Q: Given complex conjugates $z = a+bi$ and $\overline z = a-bi$, what would be substitution needed to find $R$, $$R= z\ln z+\overline{z}\ln\overline{z}\tag1 $$ such that $R$ is an expression without imaginary numbers?
This question arose as a special case of this post. Given $x^3-x-1=0$, let $x_1\approx1.3247$ be its real root (the plastic constant) and $x_2,x_3$ its complex roots. Then
$$\begin{aligned}\sum\limits_{n=0}^\infty\frac{n!\,(2n)!}{(3n+2)!} &= x_1\ln(1+x_1)+x_2\ln(1+x_2)+x_3\ln(1+x_3)\\ &= \frac32\,x_1\ln(1+x_1)-\frac{1}{2}\sqrt{\frac{3-x_1}{x_1}}\arccos\Big(\frac{x_1-6}{6x_1+2}\Big)\\[2mm] &= 0.5179778\dots\end{aligned}$$
The first is by yours truly, while the second is a simplified version of a result by Reshetnikov. How do we show the equality of the first two lines? In general, how do we get rid of the imaginary unit in $(1)$, and can we always express it as the sum of $\ln$ and $\arccos$ of real numbers?

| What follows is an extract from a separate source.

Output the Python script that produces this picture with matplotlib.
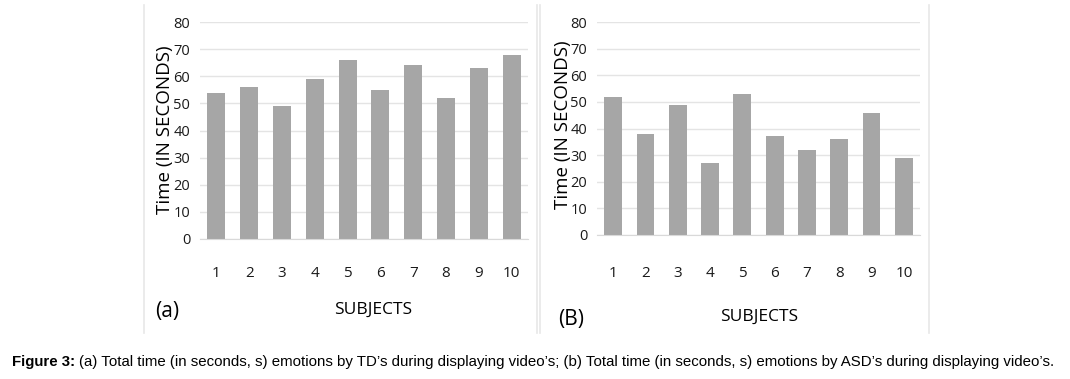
import matplotlib.pyplot as plt
from matplotlib.lines import Line2D

subjects = ["1", "2", "3", "4", "5", "6", "7", "8", "9", "10"]
td_times = [54, 56, 49, 59, 66, 55, 64, 52, 63, 68]
asd_times = [52, 38, 49, 27, 53, 37, 32, 36, 46, 29]
yticks = [0, 10, 20, 30, 40, 50, 60, 70, 80]

W, H = 1070, 379
BAR = "#a6a6a6"
GRID = "#e4e4e4"
FONT = ["Open Sans", "DejaVu Sans"]


def px_axes(fig, x0, x1, ytop, ybot):
    return fig.add_axes([x0 / W, (H - ybot) / H, (x1 - x0) / W, (ybot - ytop) / H])


def draw_panel(ax, values, xpad):
    x = range(len(values))
    ax.bar(x, values, width=0.55, color=BAR, zorder=2)
    ax.set_xlim(-0.5, len(values) - 0.5)
    ax.set_ylim(0, 80)
    ax.set_yticks(yticks)
    ax.set_xticks(list(x))
    ax.set_xticklabels(subjects)
    ax.grid(axis="y", color=GRID, lw=1.0, zorder=0)
    for s in ("top", "left", "right"):
        ax.spines[s].set_visible(False)
    ax.spines["bottom"].set_color("#d9d9d9")
    ax.tick_params(length=0, labelsize=10.5, colors="#1a1a1a")
    ax.tick_params(axis="y", pad=7)
    ax.tick_params(axis="x", pad=xpad, labelsize=11)
    for t in ax.get_xticklabels() + ax.get_yticklabels():
        t.set_family(FONT)


fig = plt.figure(figsize=(W / 100, H / 100), dpi=100)

ax1 = px_axes(fig, 200, 528, 22, 239)
draw_panel(ax1, td_times, 19.5)
ax2 = px_axes(fig, 597, 920, 22, 235)
draw_panel(ax2, asd_times, 22)

# light panel frame lines
for xp in (144, 537, 540, 929):
    fig.add_artist(Line2D([xp / W, xp / W], [(H - 333) / H, (H - 5) / H],
                          color="#e8e8e8", lw=1.2))

fig.text(165 / W, (H - 130) / H, "Time (IN SECONDS)", rotation=90,
         ha="center", va="center", fontsize=13.5, family=FONT)
fig.text(563 / W, (H - 125) / H, "Time (IN SECONDS)", rotation=90,
         ha="center", va="center", fontsize=13.5, family=FONT)
fig.text(373 / W, (H - 310) / H, "SUBJECTS", ha="center", va="center",
         fontsize=12.5, family=FONT)
fig.text(759 / W, (H - 317) / H, "SUBJECTS", ha="center", va="center",
         fontsize=12.5, family=FONT)
fig.text(167 / W, (H - 312) / H, "(a)", ha="center", va="center",
         fontsize=15, family=FONT)
fig.text(571 / W, (H - 320) / H, "(B)", ha="center", va="center",
         fontsize=15, family=FONT)

cap_y = (H - 362) / H
t1 = fig.text(12 / W, cap_y, "Figure 3:", ha="left", va="center",
              fontsize=10.8, weight="bold", family="Liberation Sans")
fig.canvas.draw()
bb = t1.get_window_extent()
fig.text((bb.x1 + 4) / W, cap_y,
         "(a) Total time (in seconds, s) emotions by TD\u2019s during displaying video\u2019s; "
         "(b) Total time (in seconds, s) emotions by ASD\u2019s during displaying video\u2019s.",
         ha="left", va="center", fontsize=10.8, family="Liberation Sans")

fig.savefig("out.png", dpi=100)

If $f(x)=x^3-x-1$, define $$g(x)=f(x-1)=x^3-3x^2+3x-1 - (x-1)-1=x^3-3x^2+2x-1.$$
So $z_i=1+x_i$ are the roots of $g(x)$ and $z_1z_2z_3=1$ so $\log z_1+\log z_2+\log z_3 = 0$ and thus:
$$\sum x_i\log(1+x_i)=\sum z_i\log z_i=z_1\log z_1 +2(\log|z_2|\mathrm{Re}(z_2)-\arg(z_2)\mathrm{Im}(z_2))$$
(By the arguments in the other answers.)
Now since $z_1z_2z_3=1$, you have that $|z_2|=|z_3|=\frac{1}{\sqrt{1+x_1}}$. Since $z_1+z_2+z_3=3$ you have that $\mathrm{Re}(z_2)=\frac{3-z_1}{2}=\frac{2-x_1}{2}$. So $$2\log|z_2|\mathrm{Re}(z_2) = 2\cdot \left(-\frac{1}{2}\log(1+x_1)\right)\cdot\left(1-\frac{x_1}{2}\right)$$
So $$\begin{align}z_1\log z_1 + 2\log|z_2|\mathrm{Re}(z_2) &= x_1\log(1+x_1)+\log(1+x_1) + \frac{1}{2}x_1\log x_1 - \log(1+x_1)\\ &=\frac{3}{2}x_1\log(1+x_1)\end{align}$$
Finally, since $z_2=\frac{2-x_1}{2}+bi$, and $|z_2|$ is known, we can determine both $b=\mathrm{Im}(z_2)$ and $\arg(z_2)=\arccos\left(\frac{\mathrm{Re}(z_2)}{|z_2|}\right)$.
This give $b=\frac{1}{2}x_1\sqrt{\frac{3-x_1}{1+x_1}}$. But $1+x_1=x_1^3$, so $b=\frac{1}{2}\sqrt{\frac{3-x_1}{x_1}}$.
I'm having a hard time getting your result, I get the last term as:
$$-\sqrt{\frac{3+x_1}{x_1}}\arccos\left(\frac{(2-x_1)\sqrt{1+x_1}}{2}\right)$$
You can use that $2\arccos u = \arccos(2u^2-1)$ when $u\in[0,1]$. But that doesn't seem to give your result, either.
[Wolfram alpha tells me that $2u^2-1=\frac{x_1-6}{6x_1+2}$ when $u=\frac{(2-x_1)\sqrt{1+x_1}}{2}$, but I wouldn't have found that final expression myself.]